Die völlig unnötige Mitteilung, meine Telefonnummer sei bei dem Tatopfer gefunden worden, stellt ferner eine Verletzung des Dienstgeheimnisses dar (§ 353 b StGB). Zwar wurde meine Telefonnummer tatsächlich nicht bei dem Opfer sondern bei einer „Seitensprungagentur“ aufgefunden, aber auch bei einem diesbezüglichen Irrtum des Beamten bleibt der Versuch strafbar (§ 353 b III StGB).

 

Im übrigen erregte das massive und überfallartige Vorgehen der Polizei gegen einen Nichtverdächtigten sowie der verursachte bedeutende Sachschaden in der Öffentlichkeit großes Aufsehen und starke Irritationen. Es hat das Vertrauen der Bevölkerung in die Polizei erheblich erschüttert, so daß ein öffentliches Interesse an der Strafverfolgung besteht.

 

 

Verfolgung Unschuldiger (§ 344 StGB)

 

Als Begründung für die Aktion äußerten Polizeibeamte gegenüber Nachbarn, ich sei „selbst schuld“, da ich „nicht gekommen“ sei (siehe Anlage Gesprächsnotiz Herr H.). Was mit dieser Aussage gemeint war, ist mir rätselhaft. Gemeint ist möglicherweise, ich sei trotz einer Vorladung nicht bei der Polizei erschienen.

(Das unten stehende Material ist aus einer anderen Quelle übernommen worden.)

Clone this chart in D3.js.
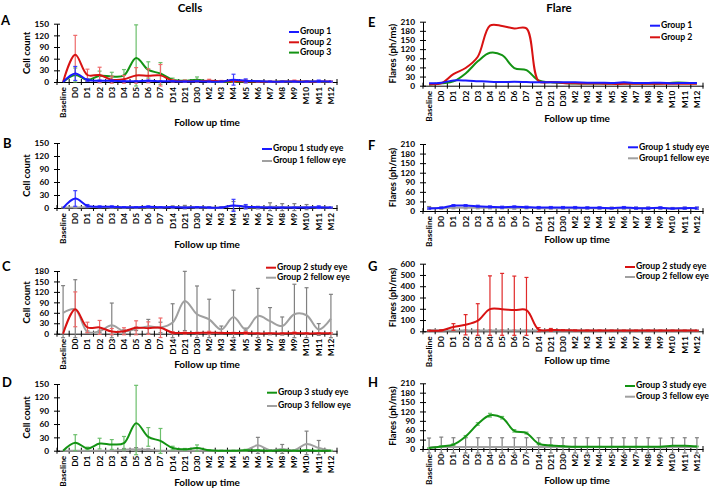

Dies ist jedoch unzutreffend, da ich einige Zeit zuvor beim Polizeipräsidium Mannheim freiwillig einer Vorladung nachgekommen war.

 

Angesichts dieser Äußerung sowie des massiven Vorgehens bei der Durchsuchung und dem Herumfragen in der Nachbarschaft, ist festzustellen, daß hier ungerechtfertigte Ermittlungen gegen einen Nichtverdächtigten ins Blaue hinein vorgenommen wurden, ohne daß hinreichende Verdachtsgründe vorlagen. Es ist in keinster Weise ersichtlich, wieso etwa aufgefundene Hinweise von Kontakten meinerseits zum Tatopfer bzw. der „Seitensprungagentur“ für das Auffinden eines nicht in meiner Person liegenden Täters hätten beitragen können. Durchsuchungen ins Blaue hinein, zumal bei einem Nichtverdächtigten, sind jedoch verfassungswidrig. Die ganze Aktion kann ganz offensichtlich nur so gesehen werden, daß sich die Durchsuchung zwar formal mangels hinreichender Verdachtsgründe gegen einen Nichtverdächtigten richtete, tatsächlich aber Beweismittel für meine Täterschaft gefunden werden sollten. In der Nachbarschaft erweckte das Vorgehen der Polizei den Eindruck einer „Strafaktion“.

 

Die strafrechtliche Verfolgung Unschuldiger, worunter jedes dienstliche Tätigwerden im Rahmen eines Strafverfahrens zu verstehen ist, ist nach § 344 StGB strafbar.

 

                                                                                        

Anmerkung:

Die Strafanzeige wurde von der Staatsanwaltschaft Frankenthal niedergeschlagen.